Every time I return from a trip to Armenia, I find the flight full of Asian and European travelers. I often have wondered what attracts those visitors to Armenia. A few random questions reveal that many people visit Armenia to learn about its Christian history. That, of course, would have been a dignified cause had it been the only reason. There is no doubt that Pope Francis’ visit and his courageous statement about the Armenian Genocide put Armenia on the tourist map.
But going from the sublime to the ridiculous, Kim Kardashian’s visit in 2015 also has created tremendous interest in that tiny country tucked away in the Caucasus Mountains in a different audience.
We may also be loath to admit that Kardashian’s statements about the Armenian Genocide have, perhaps, been as equally effective in generating awareness about this historic wrong as the volumes of serious academic publications on the subject.
As ironic as it may sound, that predicts what triggers the interest of other people.
Another flow of tourists into Armenia comes from Iran. The Muslim tourists from that country have the least interest in Armenia’s Christian heritage; instead, the source of their interest in Armenia is their own closed society which enforces rigorous moral codes, restricting people from enjoying the social freedoms of an open society.

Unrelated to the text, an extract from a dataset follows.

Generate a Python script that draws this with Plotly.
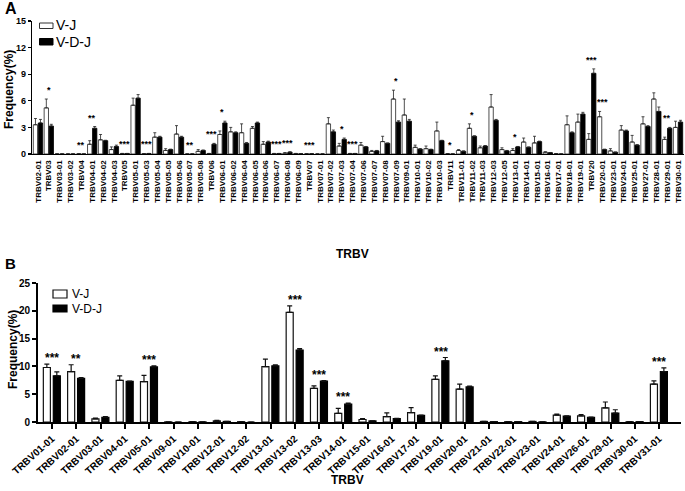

Armenia’s Christian heritage is a recent discovery even for its own people. In today’s world, many countries filter their politics through religion. Even in America, the Bible Belt has been a staunch supporter of President Trump, regardless of his frivolous romps (allegedly) with adult actresses, several divorces and out-of-wedlock dalliances. The Bible does preach understanding and compassion, and Mary Magdalene is more virtuous that many others who were socially superior to her.